Ela destaca que o projeto faz parte de uma transição energética justa, que leve desenvolvimento ao país sem comprometer a sustentabilidade. A escolha da Margem Equatorial também visa descentralizar os investimentos, historicamente concentrados no Sudeste.
Sobre o processo de licenciamento, Magda vê com bons olhos a complexidade das negociações com o Ibama: “Talvez mais complicado do que a gente gostaria, mas muito positivo. A discussão e o embate de áreas diferentes só aprimoram o processo. Estamos oferecendo o maior plano de emergência individual já visto no planeta para esse tipo de projeto.”
A executiva afirmou que a Petrobras já tem outros cinco ou seis pedidos de licenciamento para perfuração na mesma região, todos em andamento. Caso o poço encontre petróleo em volume comercial, o projeto de produção pode levar de sete a dez anos para se concretizar.
Licença reforça posição do Brasil como player global no petróleo
Para especialistas, o Brasil precisa de novas áreas para manter sua relevância no mercado energético global.
Alguns lembram, por exemplo, que enquanto o Brasil demorava anos discutindo licenciamento na Foz do Amazonas, países vizinhos como a Guiana avançaram rapidamente e viram seus PIBs crescerem com a produção de petróleo.

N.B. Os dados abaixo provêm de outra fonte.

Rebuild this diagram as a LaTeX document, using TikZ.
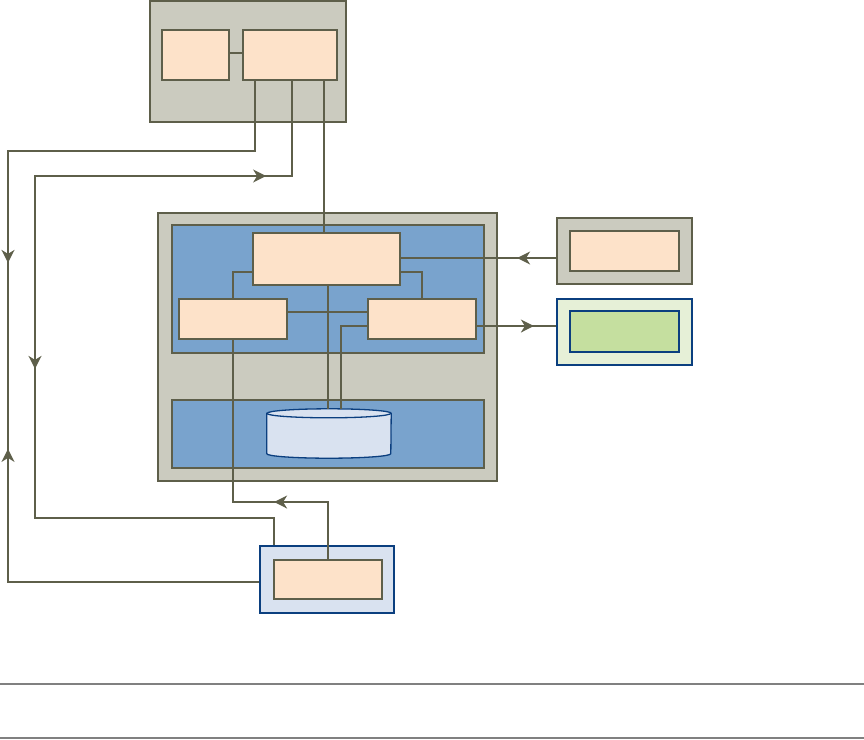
\documentclass[tikz,border=0pt]{standalone}
\usepackage{tikz}
\usetikzlibrary{
  arrows.meta,
  positioning,
  calc,
  decorations.markings
}
\definecolor{frame}{HTML}{5E5F4A}
\definecolor{shell}{HTML}{CBCBBF}
\definecolor{peach}{HTML}{FDE2C9}
\definecolor{panel}{HTML}{79A3CD}
\definecolor{pale}{HTML}{D9E2F0}
\definecolor{navy}{HTML}{0B3F7F}
\definecolor{lime}{HTML}{E6F0D7}
\definecolor{leaf}{HTML}{C5DF9F}

\begin{document}
\begin{tikzpicture}[x=1pt, y=-1pt,
    sh/.style={draw=frame, line width=1.8pt, fill=shell, inner sep=0pt},
    pn/.style={draw=frame, line width=1.8pt, fill=panel, inner sep=0pt},
    cp/.style={draw=frame, line width=1.8pt, fill=peach, inner sep=0pt},
    nv/.style={draw=navy, line width=1.8pt, inner sep=0pt},
    ln/.style={color=frame, line width=1.8pt},
    fwd/.style={postaction={decorate, decoration={markings,
        mark=at position #1 with {\arrow{Stealth[length=13pt,width=13pt,inset=4pt]}}}}},
    bwd/.style={postaction={decorate, decoration={markings,
        mark=at position #1 with {\arrowreversed{Stealth[length=13pt,width=13pt,inset=4pt]}}}}}
  ]
    \useasboundingbox (0,0) rectangle (864,739);
    % ---- top group ----
    \node[sh, minimum width=196, minimum height=121] (top) at (248,61.5) {};
    \node[cp, minimum width=67, minimum height=50] (tl) at (195.5,55) {};
    \node[cp, minimum width=94, minimum height=50] (tr) at (290,55) {};
    \draw[ln] ([yshift=2]tl.east) -- ([yshift=2]tr.west);
    % ---- middle group ----
    \node[sh, minimum width=339, minimum height=268] (mid) at (327.5,347) {};
    \node[pn, minimum width=312, minimum height=128] (up) at (328,289) {};
    \node[pn, minimum width=312, minimum height=68] (lo) at (328,434) {};
    \node[cp, minimum width=147, minimum height=52] (ctl) at (326.5,259) {};
    \node[cp, minimum width=108, minimum height=40] (lft) at (233,319) {};
    \node[cp, minimum width=108, minimum height=40] (rgt) at (422,319) {};
    % database drum
    \node[minimum width=124, minimum height=49, inner sep=0pt] (db) at (329,433.5) {};
    \draw[navy, fill=pale, line width=1.3pt]
      ([yshift=-4.5]db.north west) -- ([yshift=4.5]db.south west)
      arc[start angle=180, end angle=360, x radius=62pt, y radius=4.5pt]
      -- ([yshift=-4.5]db.north east)
      arc[start angle=0, end angle=180, x radius=62pt, y radius=4.5pt] -- cycle;
    \draw[navy, line width=1.3pt] ([yshift=-4.5]db.north west)
      arc[start angle=180, end angle=360, x radius=62pt, y radius=4.5pt];
    % ---- right group ----
    \node[sh, minimum width=135, minimum height=66] (ext) at (624.5,251) {};
    \node[cp, minimum width=109, minimum height=40] (exti) at (624.5,251) {};
    \node[nv, fill=lime, minimum width=135, minimum height=66] (grn) at (624.5,332) {};
    \node[nv, fill=leaf, minimum width=109, minimum height=41] (grni) at (624.5,331.5) {};
    % ---- bottom group ----
    \node[nv, fill=pale, minimum width=134, minimum height=67] (bot) at (327,579.5) {};
    \node[cp, minimum width=108, minimum height=39] (boti) at (328,579.5) {};
    % ---- bends ----
    \coordinate (la) at (8,151);
    \coordinate (lb) at (35,176);
    \coordinate (lc) at (35,518);
    \coordinate (lk) at (233,502);
    % ---- links ----
    \draw[ln, fwd=429pt, bwd=615pt] ([xshift=-35]tr.south) |- (la)
      -- ([yshift=-2.5]bot.west -| la) -- ([yshift=-2.5]bot.west);
    \draw[ln, bwd=121pt, fwd=545pt] ([xshift=2]tr.south) |- (lb) -- (lc)
      -| ([xshift=-53]bot.north);
    \draw[ln] ([xshift=34]tr.south) -- ([xshift=34]tr.south |- ctl.north);
    \draw[ln] ([yshift=-13]ctl.west) -| (lft.north);
    \draw[ln] ([yshift=-13]ctl.east) -| (rgt.north);
    \draw[ln] ([yshift=7]lft.east) -- ([yshift=7]rgt.west);
    \draw[ln] ([xshift=1.5]ctl.south) -- ([xshift=1.5]ctl.south |- db.north);
    \draw[ln] ([yshift=-7]rgt.west) -| ([xshift=12]db.north);
    \draw[ln, fwd=111pt] (boti.north) |- (lk) -- (lft.south);
    \draw[ln, fwd=39pt] ([yshift=-7]ext.west) -- ([yshift=-7]ext.west -| ctl.east);
    \draw[ln, fwd=57pt] ([yshift=-7]rgt.east) -- ([yshift=-7]rgt.east -| grn.west);
    % ---- rules ----
    \draw[gray, line width=1.2pt] (0,684) -- (864,684);
    \draw[gray, line width=1.2pt] (0,738) -- (864,738);
  \end{tikzpicture}
\end{document}
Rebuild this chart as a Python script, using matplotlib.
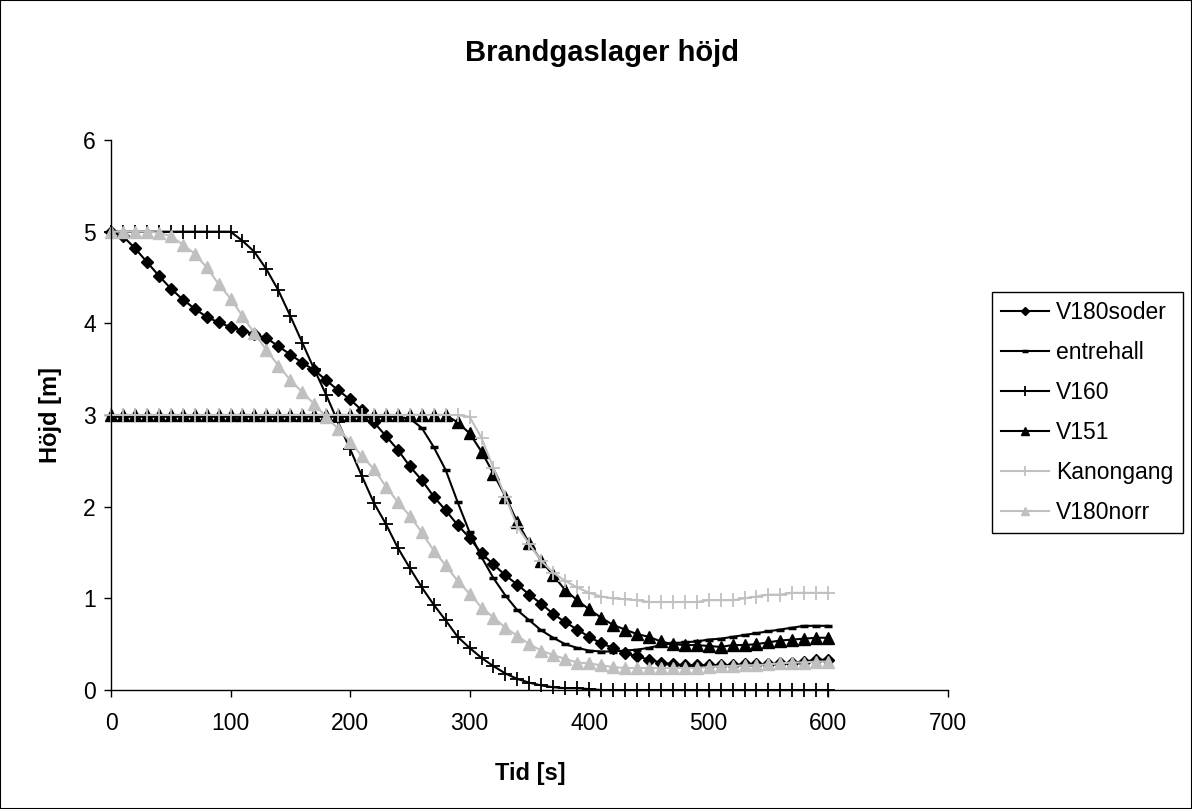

Desenvolvimento regional e impacto econômico local
A perfuração na Margem Equatorial é também uma aposta política de alto risco. O presidente Lula via na liberação da licença um compromisso com o senador Davi Alcolumbre (União-AP), aliado estratégico e representante do Amapá. O estado, um dos mais pobres do país, pode se beneficiar de forma decisiva com a implantação da indústria petrolífera.
A criação de bases de apoio, centros logísticos, transporte marítimo e aéreo e escoamento de produção exigirá infraestrutura, mão de obra local e fornecedores regionais, o que tende a estimular toda a cadeia econômica local — da construção civil à hotelaria.
Porém, tudo ainda está no plano da aposta futura, e muita água pode rolar por debaixo dessa ponte até lá.
Licença antes da COP30
Apesar do foco econômico, o debate ambiental segue intenso. A licença foi concedida às vésperas da COP30 (Conferência das Nações Unidas sobre Mudanças Climáticas), que ocorrerá no Brasil em 2025.
Ambientalistas apontam contradições entre o discurso de liderança climática global e a autorização para exploração em uma região considerada ecologicamente sensível, com manguezais, recifes e biodiversidade ainda pouco estudada.
A Petrobras e o Ibama afirmam que o processo seguiu os mais altos padrões internacionais, com mais de 60 reuniões técnicas, audiências públicas e simulações de emergência. A estatal criou centros de reabilitação de fauna oleada e se comprometeu com um plano de emergência robusto.